The introduction, standardization, and deployment of 5G have enabled faster speeds, lower latency, and more reliable connectivity across industries. As innovation in mobile networks continues, 6G is poised to extend these capabilities even further. While 6G is often framed as a radical leap forward, the reality is today’s 5G deployments are already laying much of the security foundation on which 6G will depend, making continuity the real challenge at hand.
Enterprises that treat 6G as a future problem risk repeating early 5G security mistakes, especially around device identity, lifecycle management, and trust in increasingly autonomous networks. To ensure the transition from 5G to 6G is built on trust and transparency, security leaders must separate vision from reality and identify the security throughlines that will protect networks, devices, and decision-making systems alike.

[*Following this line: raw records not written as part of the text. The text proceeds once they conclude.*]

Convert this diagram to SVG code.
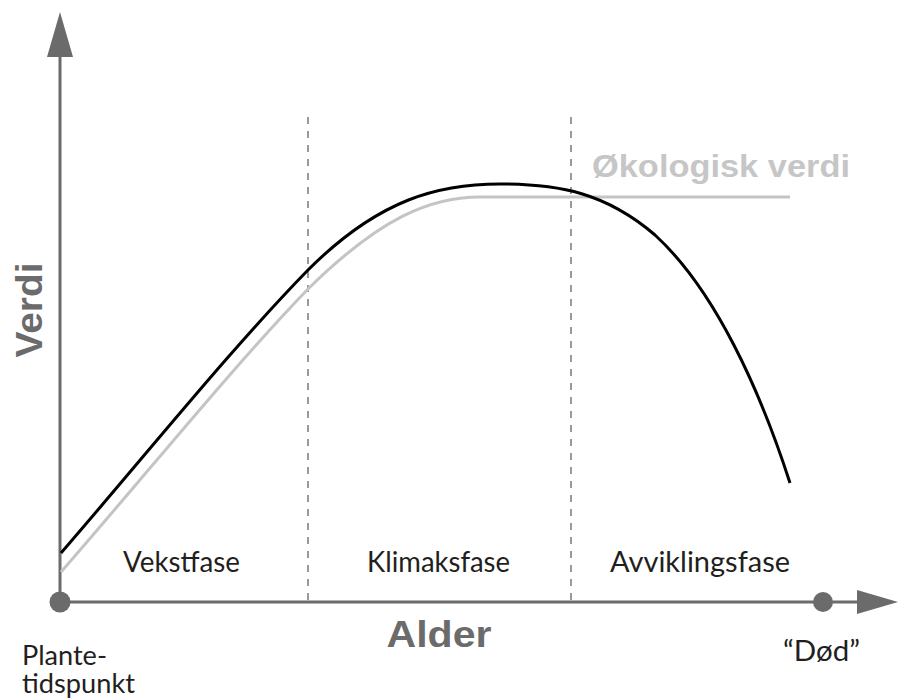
<svg xmlns="http://www.w3.org/2000/svg" width="899" height="700" viewBox="0 0 899 700">
<style>
.axis{stroke:#6b6b6b;stroke-width:3;fill:none}
.ahead{fill:#6b6b6b}
.dash{stroke:#9a9a9a;stroke-width:2;stroke-dasharray:7 7;fill:none}
.phase{font-family:Lato,"Liberation Sans",sans-serif;font-size:28px;font-weight:400;fill:#231f20}
.small{font-size:27px}
.axlabel{font-family:"Liberation Sans",Arial,sans-serif;font-weight:bold;font-size:37px;fill:#6b6b6b}
</style>
<rect width="899" height="700" fill="#ffffff"/>
<g id="connectors">
<line class="axis" x1="60" y1="603" x2="60" y2="50"/>
<polygon class="ahead" points="60,12 47,57 73,57"/>
<line class="axis" x1="60" y1="602" x2="862" y2="602"/>
<polygon class="ahead" points="898,602 857,590 857,614"/>
<line class="dash" x1="308" y1="117" x2="308" y2="603"/>
<line class="dash" x1="571" y1="117" x2="571" y2="603"/>
<path d="M61,572 C150,470 230,370 308,289 C380,218 430,197 480,197 L790,197" fill="none" stroke="#c4c4c4" stroke-width="3"/>
<path d="M61,553 C150,450 230,350 308,270 C380,198 440,184 500,184 C560,184 606,193 655,235 C715,290 760,390 790,483" fill="none" stroke="#000000" stroke-width="3"/>
</g>
<g id="origin"><circle cx="60" cy="602" r="10.5" fill="#6b6b6b"/></g>
<g id="end"><circle cx="823" cy="602" r="10" fill="#6b6b6b"/></g>
<g id="label-verdi"><text class="axlabel" transform="translate(42,310) rotate(-90)" text-anchor="middle" textLength="95" lengthAdjust="spacingAndGlyphs">Verdi</text></g>
<g id="label-alder"><text class="axlabel" x="439" y="647" text-anchor="middle" textLength="105" lengthAdjust="spacingAndGlyphs">Alder</text></g>
<g id="label-okologisk"><text x="592" y="177" font-family="'Liberation Sans',Arial,sans-serif" font-weight="bold" font-size="31" fill="#c6c6c6" textLength="258" lengthAdjust="spacingAndGlyphs">Økologisk verdi</text></g>
<g id="vekstfase"><text class="phase" x="123" y="572" textLength="117" lengthAdjust="spacingAndGlyphs">Vekstfase</text></g>
<g id="klimaksfase"><text class="phase" x="367" y="572" textLength="143" lengthAdjust="spacingAndGlyphs">Klimaksfase</text></g>
<g id="avviklingsfase"><text class="phase" x="610" y="572" textLength="180" lengthAdjust="spacingAndGlyphs">Avviklingsfase</text></g>
<g id="plantetidspunkt">
<text class="phase small" x="22" y="665" textLength="85" lengthAdjust="spacingAndGlyphs">Plante-</text>
<text class="phase small" x="22" y="693" textLength="113" lengthAdjust="spacingAndGlyphs">tidspunkt</text>
</g>
<g id="dod"><text class="phase" x="783" y="661" textLength="77" lengthAdjust="spacingAndGlyphs">“Død”</text></g>
</svg>
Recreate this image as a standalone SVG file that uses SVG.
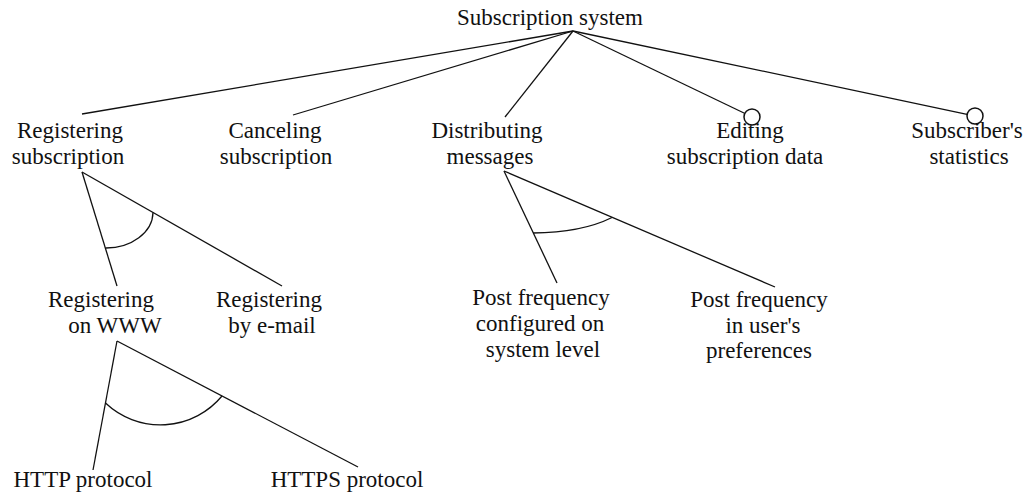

What’s Hype vs What’s Real with 6G: Lessons from 5G Maturity
6G is poised to transform AI-driven network optimization, ultra-low latency, and pervasive sensing, among other advancements. However, these can only be achieved if trust, automation, and governance established by 5G are effectively operationalized. As it stands, 5G networks continue to struggle with uneven adoption, operational complexity, and security models that are still catching up to scale.
Despite excitement around the future of connectivity, designing a new-generation mobile network is still largely complicated, with commercial deployment still several years away. Standards for 6G have yet to be finalized, requiring coordination among researchers, industry players, and standards bodies before networks can be widely deployed.
Today’s challenges with 5G won’t disappear with 6G; they’ll only be amplified. Without addressing existing gaps, 6G risks becoming less a breakthrough and more a delayed initiative.
Why Lifecycle Management and Credentialing Are the Throughline from 5G to 6G
Device identity, lifecycle management, and access control are critical in the transition from 5G to 6G. The exponential growth of connected objects over the past decade has exposed the limits of static provisioning and one-time credentialing.
As a result, secure device onboarding, continuous credential management, and proper decommissioning are essential to 6G’s success. These practices ensure devices remain properly managed from the get-go, preventing unauthorized access by malicious actors. With devices increasingly operating autonomously and at massive scale, establishing transparency at every stage of the lifecycle is critical.
In 6G, unmanaged identities do more than create risk, as they become attack surfaces themselves. Lifecycle-driven security is key to mitigating risks and maintaining trust as networks evolve toward 6G.
From Today’s Fraud to Tomorrow’s Algorithmic Risk
While securing devices is a critical part of protecting the transition to 6G, risks extend beyond devices to network behavior as well. Today’s fraud patterns of API abuse, automated attacks, and identity exploitations translate directly into future risks for self-optimizing, AI-assisted networks.
As networks gain decision-making authority, attacks will increasingly focus on logic, models, and trust assumptions rather than infrastructure alone. We see this today with attackers focusing on APIs, as APIs represent only ~14% of attack surfaces, yet attract 44% of advanced bot traffic. As the control plane of digital services, APIs are already facing a disproportionate share of sophisticated automated attacks, signaling increased risk for tomorrow’s highly autonomous networks.
The playbook for protecting against today’s fraud and abuse can be translated into protection for future 6G algorithmic risk. Cryptographic agility, verifiable identities, and policy enforcement that adapts as quickly as the network itself will be essential.Similar to the way today’s devices are defended, securing 6G requires protecting decision-making in addition to connectivity.
Using 5G as a Foundation for 6G Security
6G presents an exciting leap forward for the next era of mobile communication. Enterprises don’t need to wait for 6G standards to act, the essential security building blocks are already clear.
Strong identity foundations, lifecycle security, and resilience against automated abuse are table stakes for both 5G and 6G. The organizations that thrive in the 6G era are already treating 5G as a rehearsal for autonomy at scale, laying the groundwork for successful 6G deployments as infrastructure and standards mature.